La suite est en revanche programmée ; les mauvaises relations que l'on retrouve après le travail ne faisant qu'accélérer le cours des événements que de toute façon très vite Vincent prend en main et orchestre. Même si on anticipe bien sûr dès le début l'essentiel de ces événements, il est absolument impossible d'en envisager par avance la noirceur. Le début des ignominies commence d'ailleurs dans le cadre privé quand le soir même de la journée de travail humiliante sommairement décrite un peu plus haut, à la suite de nouveaux reproches exprimés par son frère, Vincent va s'isoler sur le toit de la maison, recevoir le soutien et des marques de compassion de la part de Rosa, la fiancée à son frère. De colère, Vincent va alors libérer les colombes détenues en cage puis voler un baiser à sa future belle soeur après s'être moquer de ses belles certitudes et de son optimisme ! Ce n'est que le début de ses exploits car le diabolique Vincent Lubeck va tout détruire autour de lui …

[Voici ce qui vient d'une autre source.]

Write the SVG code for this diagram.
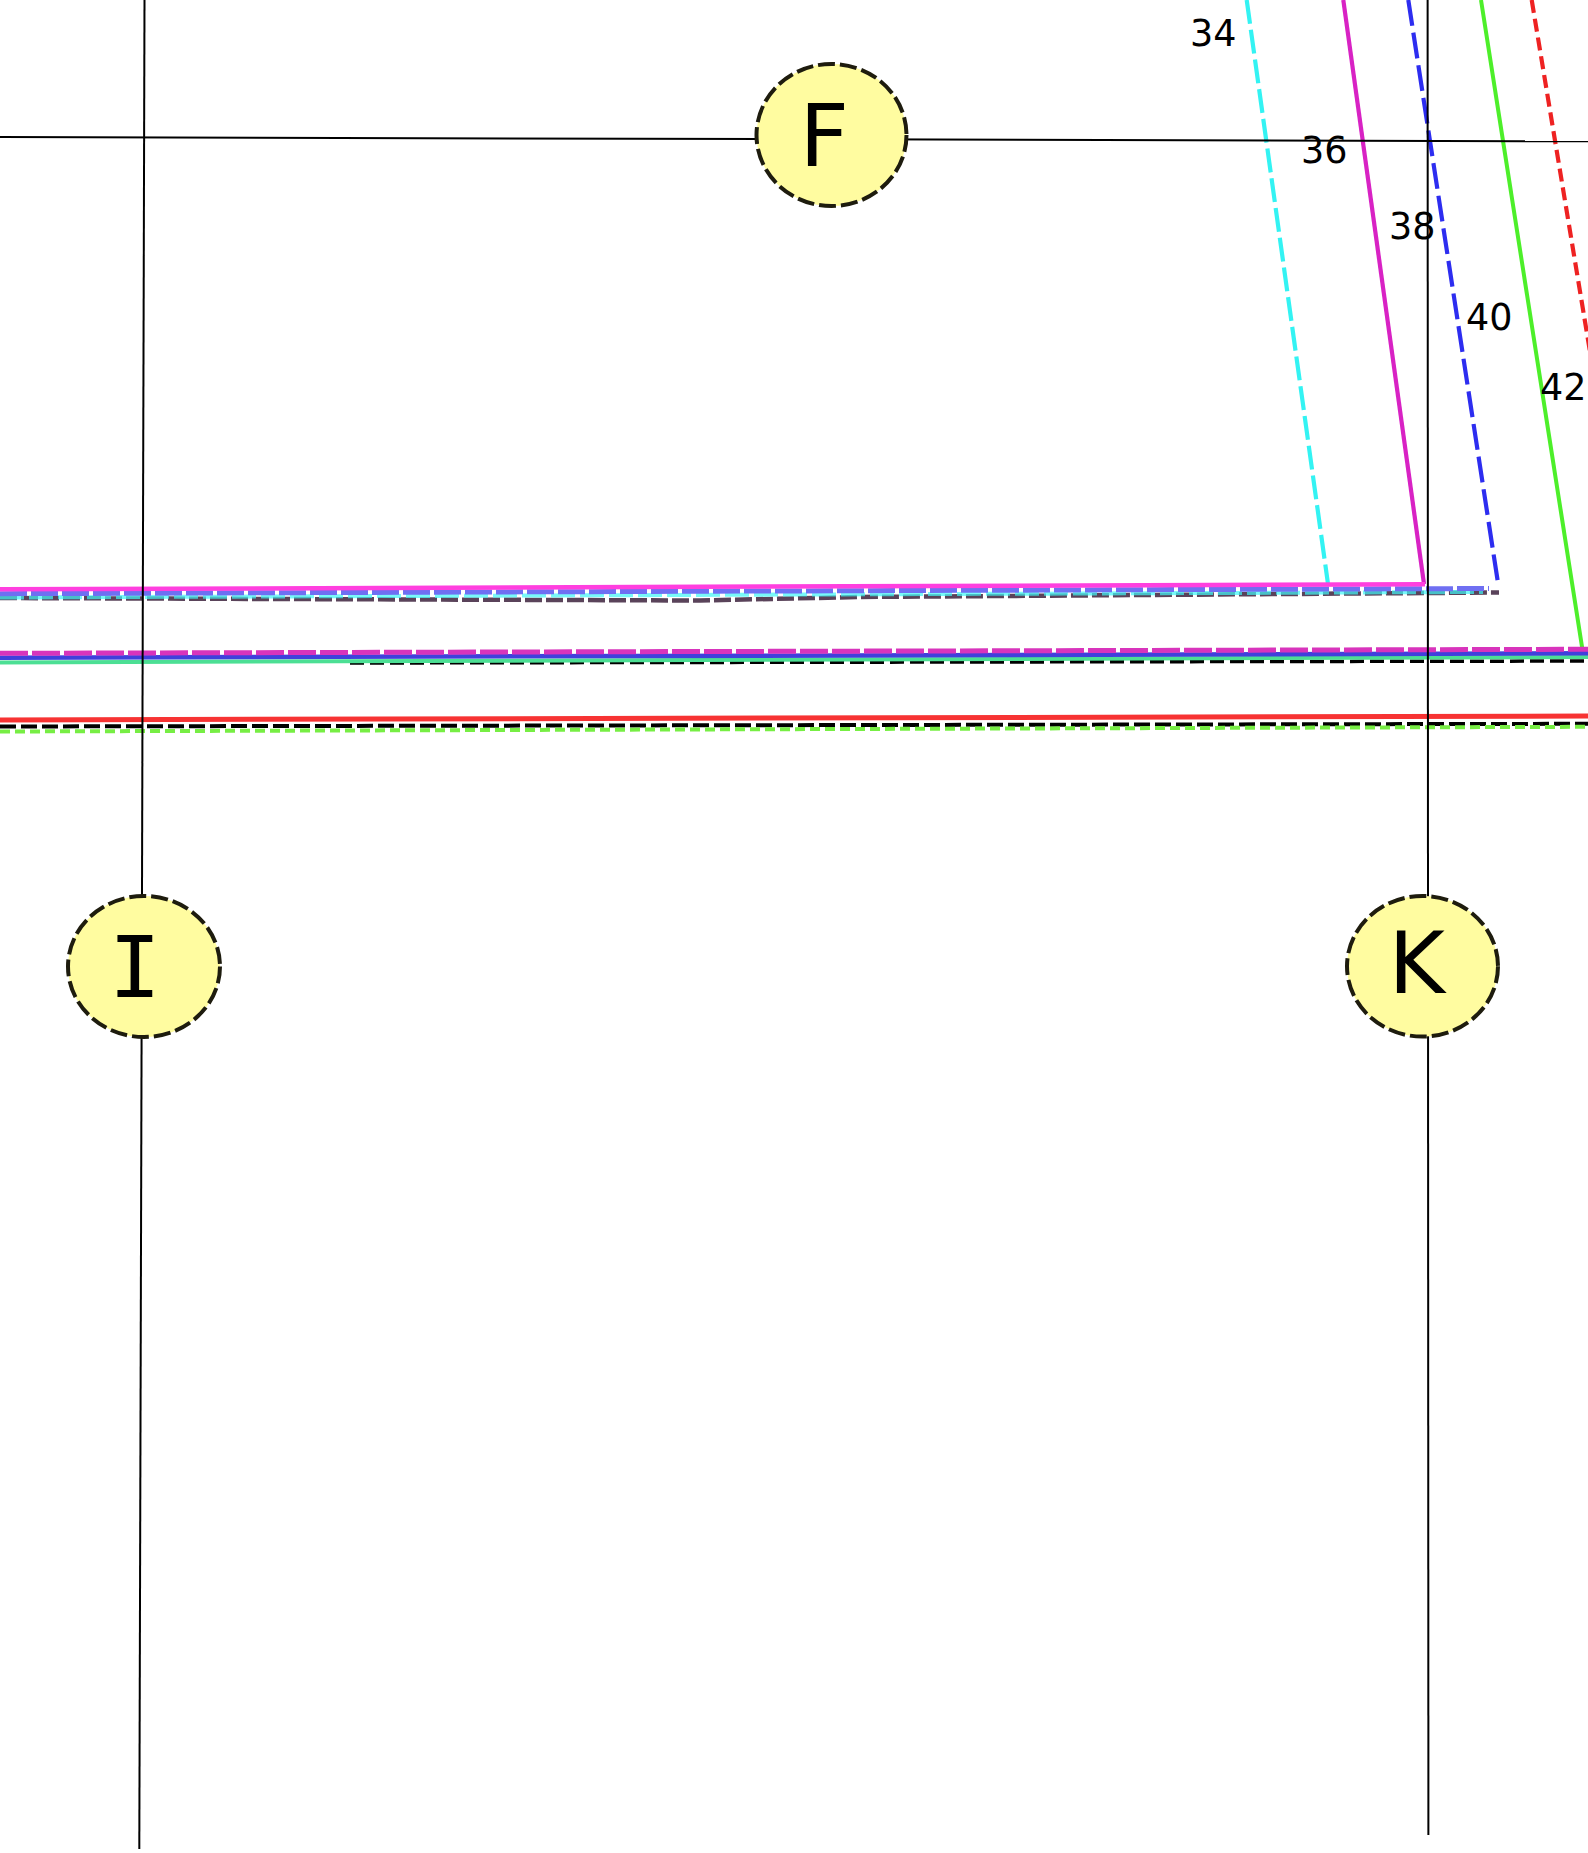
<svg xmlns="http://www.w3.org/2000/svg" width="1588" height="1853" viewBox="0 0 1588 1853">
<style>
.bg{fill:#ffffff}
.axis{stroke:#000;stroke-width:2;fill:none}
.c{fill:none;stroke-linecap:butt}
.node ellipse{fill:#fffca0;stroke:#1e1c0e;stroke-width:4;stroke-dasharray:17 5}
.nl{font-family:"DejaVu Sans",sans-serif;font-size:86px;fill:#000}
.nm{font-family:"DejaVu Sans Mono",monospace;font-size:86px;fill:#000}
.lbl{font-family:"DejaVu Sans",sans-serif;font-size:36.5px;fill:#000}
</style>
<rect class="bg" x="0" y="0" width="1588" height="1853"/>
<g id="connectors">
  <!-- slanted lines -->
  <line class="c" x1="1246.7" y1="0" x2="1328" y2="584" stroke="#33f3f3" stroke-width="4.2" stroke-dasharray="24 6"/>
  <line class="c" x1="1343.3" y1="0" x2="1424" y2="584" stroke="#d822c4" stroke-width="4.2"/>
  <line class="c" x1="1408.3" y1="0" x2="1498" y2="583" stroke="#2d2df0" stroke-width="4.2" stroke-dasharray="26 7"/>
  <line class="c" x1="1481" y1="0" x2="1582.5" y2="650" stroke="#4def2a" stroke-width="4"/>
  <line class="c" x1="1531.7" y1="0" x2="1598" y2="400" stroke="#ee2222" stroke-width="4.2" stroke-dasharray="13 6"/>
  <!-- bundle 1 -->
  <polyline class="c" points="0,598 700,600.5 860,597 1499,592.5" stroke="#5a435a" stroke-width="4.5" stroke-dasharray="17 4"/>
  <line class="c" x1="0" y1="597.5" x2="1483" y2="592" stroke="#3ff6f6" stroke-opacity="0.7" stroke-width="4" stroke-dasharray="24 5"/>
  <line class="c" x1="0" y1="593.7" x2="1489" y2="588.5" stroke="#6f6ff2" stroke-width="5" stroke-dasharray="27 4"/>
  <line class="c" x1="0" y1="589.3" x2="1425" y2="584.2" stroke="#ff3fdf" stroke-width="4.5"/>
  <!-- bundle 2 -->
  <line class="c" x1="350" y1="663" x2="1588" y2="661" stroke="#000" stroke-width="3.5" stroke-dasharray="14 6"/>
  <line class="c" x1="0" y1="662.5" x2="1588" y2="657" stroke="#4cdf94" stroke-width="4"/>
  <line class="c" x1="0" y1="657.8" x2="1588" y2="653.3" stroke="#4040dc" stroke-width="4.5"/>
  <line class="c" x1="0" y1="653.3" x2="1588" y2="649.3" stroke="#d834bc" stroke-width="5" stroke-dasharray="28 4"/>
  <!-- bundle 3 -->
  <line class="c" x1="0" y1="720" x2="1588" y2="716" stroke="#f73333" stroke-width="5"/>
  <line class="c" x1="0" y1="726.5" x2="1588" y2="723.8" stroke="#000" stroke-width="4" stroke-dasharray="16 5"/>
  <line class="c" x1="0" y1="731.5" x2="1588" y2="726.8" stroke="#77ee44" stroke-width="4" stroke-dasharray="10 5"/>
  <!-- axes -->
  <line class="axis" x1="0" y1="137" x2="1588" y2="141.3"/>
  <line class="axis" x1="144.5" y1="0" x2="139.3" y2="1849"/>
  <line class="axis" x1="1427.6" y1="0" x2="1428.4" y2="1835"/>
</g>
<g id="labels">
  <text class="lbl" x="1190" y="46">34</text>
  <text class="lbl" x="1301" y="163">36</text>
  <text class="lbl" x="1389" y="239">38</text>
  <text class="lbl" x="1466" y="330">40</text>
  <text class="lbl" x="1540" y="400">42</text>
</g>
<g id="F" class="node">
  <ellipse cx="831.5" cy="135" rx="75" ry="71"/>
  <text class="nl" x="799.6" y="166">F</text>
</g>
<g id="I" class="node">
  <ellipse cx="144" cy="966.5" rx="76" ry="70.5"/>
  <text class="nm" x="135" y="997" text-anchor="middle">I</text>
</g>
<g id="K" class="node">
  <ellipse cx="1422.5" cy="966.3" rx="75.5" ry="70.3"/>
  <text class="nl" x="1388.6" y="993">K</text>
</g>
</svg>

Les péripéties à proprement parler criminelles ne donnent d'ailleurs pas les séquences les plus réussies. Le prix de ce petit film, c'est la succession de séquences fortes, intrigantes ou brillantes, parfois par le dialogue souvent incisif. Elles débutent dès les premiers instants car Max Nosseck ne perd pas de temps. Le générique défile en effet en surimpression d'images montrant un Lawrence Tierney ayant l'air inquiet et dépité se trouvant à bord d'une voiture conduite par un homme inconnu tenant un revolver (l'inconnu ne le reste pas longtemps puisqu'on découvre très vite qu'il s'agit de son jeune frère). Puis on nous montre - sans nous l'expliquer - qu'il s'agissait probablement d'événements que l'on retrouverait plus tard puisque les premières scènettes post générique reviennent à l'origine, aux premiers actes délinquants de Vincent qui défilent très vite. Puis vient le temps de la libération. Au plaidoyer puissant de la mère de Vincent, le directeur de la prison qui finit par se résoudre à la libération du jeune homme, répond à sa manière. Avant d'ouvrir la porte de la prison, il ouvre celle qui conduit à la chaise électrique en avertissant Vincent que c'est probablement là qu'il finira ! La suite amène trop loin dans l'intrigue, c'est pourquoi je poursuis en spolier
- Spoiler (cliquez pour afficher)
- Par la suite, en dehors de l'attaque à main armée, le plus grand forfait de Vincent sera donc de corrompre la petite amie de son frère et de la mettre enceinte … ce qui entraine son suicide ! Le repas qui suit la mort de Rosa est terrible car Vincent est le seul à pouvoir joyeusement se contenter ce qui lui attire pour la première fois les regards soupçonneux de sa mère. Plus tard, dans l'épilogue, lorsqu'il se retrouve traqué par la police, il court chez la jolie banquière … qui lui met un revolver sous le nez et du coup il retourne sur les genoux de maman mais celle ci est à l'article de la mort et la confession qu'elle fait à celui qu'elle avait jusque là toujours farouchement défendu est extraordinaire. Pour répondre aux propos amers de Vincent prononcés plus tôt, elle va lui répondre : All the times you was yelling about the smells from the City Dump … You are the Smell !! You are the Stink !!! avant de mourir en serrant toutefois sa main sur la tête de son fils. On peut voir ce qui suit, c'est à dire la scène finale comme une adaptation à la "film noir" de la prière des morts : Ashes to ashes, Dust to dust … Dump to Dump ! Et on finit par se dire que cette idée de fuite dans une voiture funéraire, si ça n'était pas une idée de génie, c'était au moins de la divination.
L'un des meilleurs Lawrence Tierney. 7/10
(1) Voici plus précisément ce que Vincent Lubeck répond à sa mère qui lui demande de profiter de l'air pur après qu'il ai fait part de son amerture pour l'argent de la prime d'assurance vie dépensé dans la nouvelle maison.
Stop it, Ma! Keep the windows closed ! What was the use ? The stink came through them anyhow into all the corners of your lungs, your skin! Even if you took a bath every day, the stink would still stink! Our playground, where we picked up a few pieces of junk to get spending money. A rotten stink! Even now we're not too far away from it! Yeah, but you wait! I've got ideas. I'll get plenty of money ! Yeah, dough ! That's the only thing that'll ever cover up the stink of the city dump! // Arrête, Maman ! Laisse les fenêtres fermées ... à quoi ça servait ? L'odeur passait au travers et allait jusqu'au tréfond de vos poumons, de votre peau ! Même en prenant un bain tous les jours la puanteur était encore puante ! Notre aire de jeux : c'était où nous ramassions quelques dechets pour nous faire de l'argent de poche ! Une puanteur ! Même maintenant nous n'en sommes pas assez loin ! Oui mais attends ! J'ai des idées ! J'aurais beaucoup d'argent ! Oui, du fric ! L'argent est la seule chose qui poura jamais recouvrir la puanteur de la décharge municipale.